Recognizing the widening skills gap, the National School Boards Association is offering recommendations on what school boards can do to produce students with “life-ready” skills that will help them be better prepared for college, career, or life.
“We saw a couple of major roles that school boards can play,” said Thomas Gentzel, NSBA CEO and executive director. “One is to be aware of some of these career opportunities—industries that may have well-paying jobs and are having trouble recruiting candidates.”
As part of this work, NSBA released “A Report of the Commission to Close the Skills Gap [PDF].” The document was created by a commission composed of members from NSBA and 10 industry groups, including the American Health Information Management Association, American Hotel and Lodging Association, and National Restaurant Association.
The report contends school boards can help widen the pool of job-ready applicants for unfilled jobs.

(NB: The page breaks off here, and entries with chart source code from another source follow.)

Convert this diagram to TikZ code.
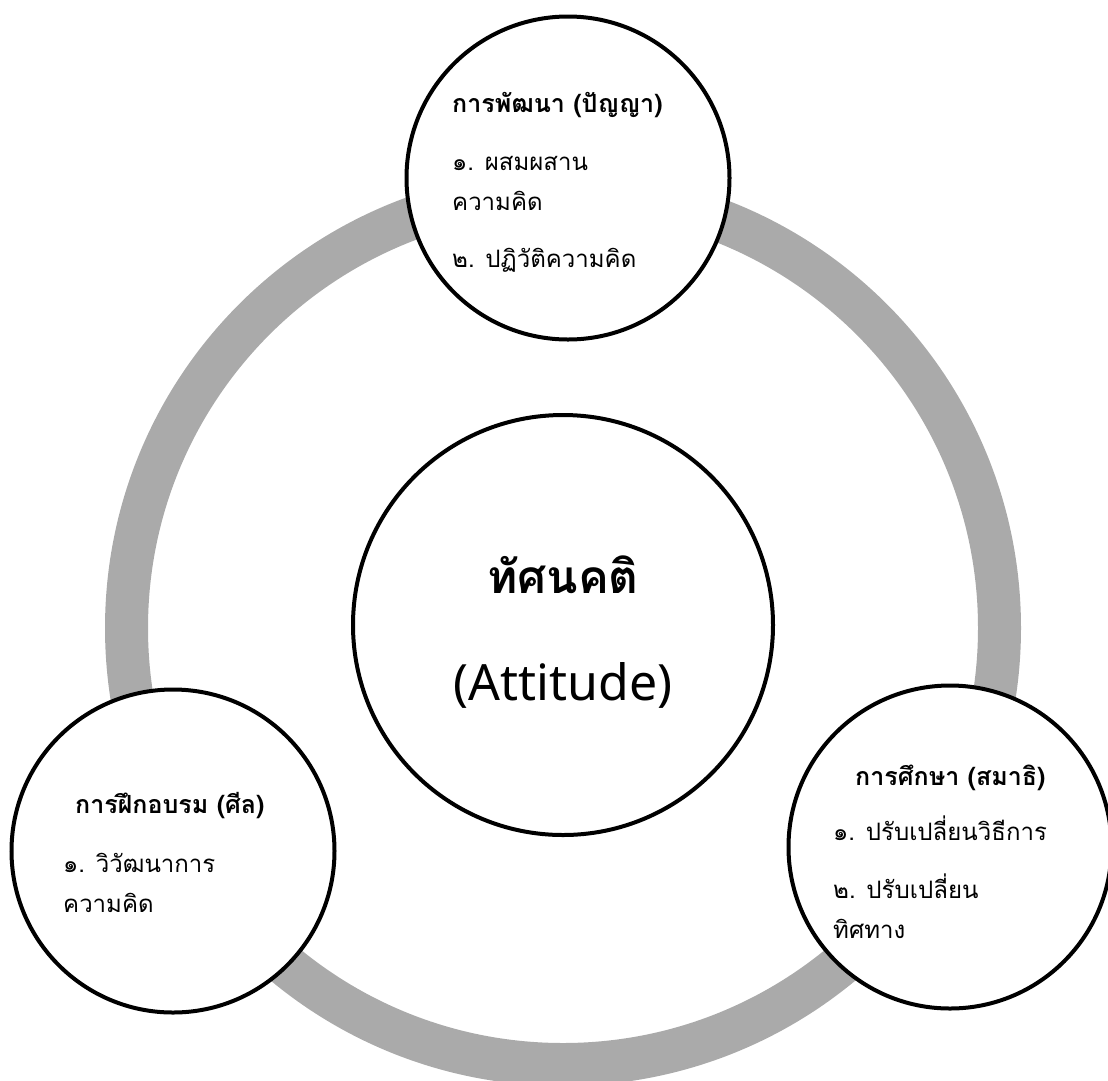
\documentclass[tikz,border=0pt]{standalone}
\usepackage{fontspec}
\newfontfamily\thaifont[Script=Thai]{Loma}
\newfontfamily\latinfont{Noto Sans}
\definecolor{ringgray}{HTML}{AAAAAA}
\begin{document}
\begin{tikzpicture}[x=1pt,y=-1pt,
  bubble/.style={circle, draw=black, line width=4pt, fill=white, inner sep=0pt, minimum size=323pt},
  hub/.style={circle, draw=black, line width=4pt, fill=white, inner sep=0pt, minimum size=420pt},
  head/.style={anchor=base west, inner sep=0pt, font=\thaifont\bfseries\fontsize{25}{30}\selectfont},
  item/.style={anchor=base west, inner sep=0pt, font=\thaifont\fontsize{24}{29}\selectfont},
  bigth/.style={anchor=base, inner sep=0pt, font=\thaifont\bfseries\fontsize{46}{56}\selectfont},
  bigen/.style={anchor=base, inner sep=0pt, font=\latinfont\fontsize{50}{60}\selectfont}]
\useasboundingbox (0,0) rectangle (1108,1080);
\clip (0,0) rectangle (1108,1080);
% grey ring linking the three stages
\coordinate (ctr) at (563,628);
\draw[ringgray, line width=43pt] (ctr) circle[radius=436.5pt];
% central circle
\node[hub] (attitude) at (563,625) {};
\node[bigth] (tTh) at (563,593) {ทัศนคติ};
\node[bigen] (tEn) at (563,700) {(Attitude)};
% top: development
\node[bubble] (dev) at (568,178) {};
\node[head] (devH) at (452,112) {การพัฒนา (ปัญญา)};
\node[item] (dev1a) at (452,170) {๑. ผสมผสาน};
\node[item] (dev1b) at (452,210) {ความคิด};
\node[item] (dev2) at (452,267) {๒. ปฏิวัติความคิด};
% left: training
\node[bubble] (train) at (173,851) {};
\node[head] (trainH) at (75,813) {การฝึกอบรม (ศีล)};
\node[item] (train1a) at (63,872) {๑. วิวัฒนาการ};
\node[item] (train1b) at (63,912) {ความคิด};
% right: education
\node[bubble] (edu) at (950,847) {};
\node[head] (eduH) at (855,785) {การศึกษา (สมาธิ)};
\node[item] (edu1) at (833,840) {๑. ปรับเปลี่ยนวิธีการ};
\node[item] (edu2a) at (833,898) {๒. ปรับเปลี่ยน};
\node[item] (edu2b) at (833,938) {ทิศทาง};
\end{tikzpicture}
\end{document}
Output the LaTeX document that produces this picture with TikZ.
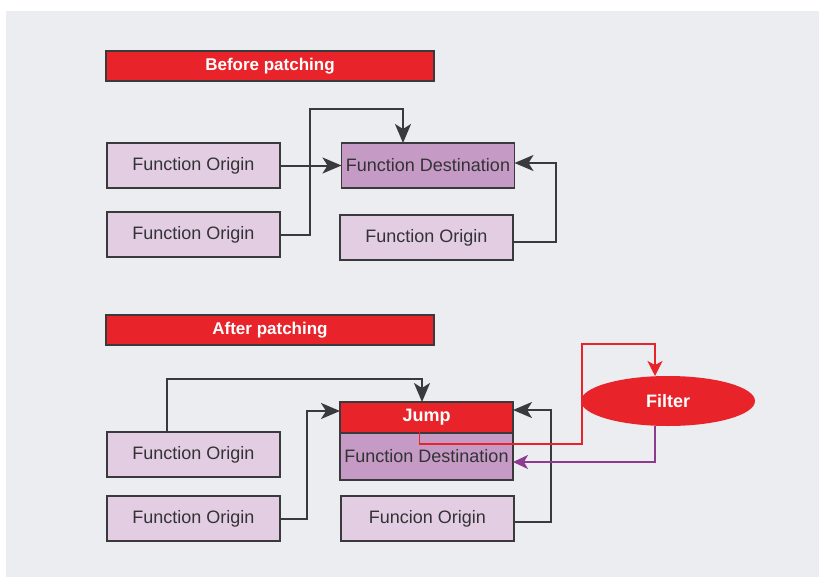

The commission recommends schools put “equivalent focus” on career readiness and college readiness.
“I think there has been a very strong emphasis on college preparation,” Gentzel said. “One of the goals of the report is to point out there are 7 million jobs unfilled. Many are well-paying jobs that don’t require a college degree. Some require technical training or certificates.”
Get a Little Closer
The report also encourages a closer relationship between industry associations and schools. “What we heard from the business groups was some frustration that they had,” Gentzel said. “I think it came about both because many of them were trying to go school by school, knocking on doors of high schools, to talk about some of the certification programs they had. It was slow going, and it was difficult to get the attention of school officials.”
Even when business leaders got school officials’ attention, the process was often halted shortly after it started. “They were working high school principal to high school principal, and when they got a principal that was excited, the person then had to go up [the leadership chain] to get approval,” Gentzel said. That process could take weeks or months and slow momentum. “We are encouraging those conversations to start at a high level and work their way down.”
Local school boards can be particularly helpful because they are in charge of curriculum, course offerings, and graduation requirements for their districts. “There are opportunities that many associations provide—training programs, resources, credentialing programs,” Gentzel said. “That’s where we thought the partnership between NSBA and our state associations could help. We could get that information out to the schools.”
He noted that boards can help get the word out to students about industry certification programs or take it a step further and add programs to the curriculum. “There are apprenticeship programs, internship programs, work experiences they can get credit for,” he said. “Those are all programs that have to be developed by school districts.”
The goal for NSBA members is to produce well-prepared students, and Gentzel thinks that getting industry more involved will help both sides. “This is about what students need to be successful when leaving high school,” Gentzel said. “I think we have all the traditional and strong relationships with the education community. We went to reach out to people who might be less-likely partners but have shared interests.”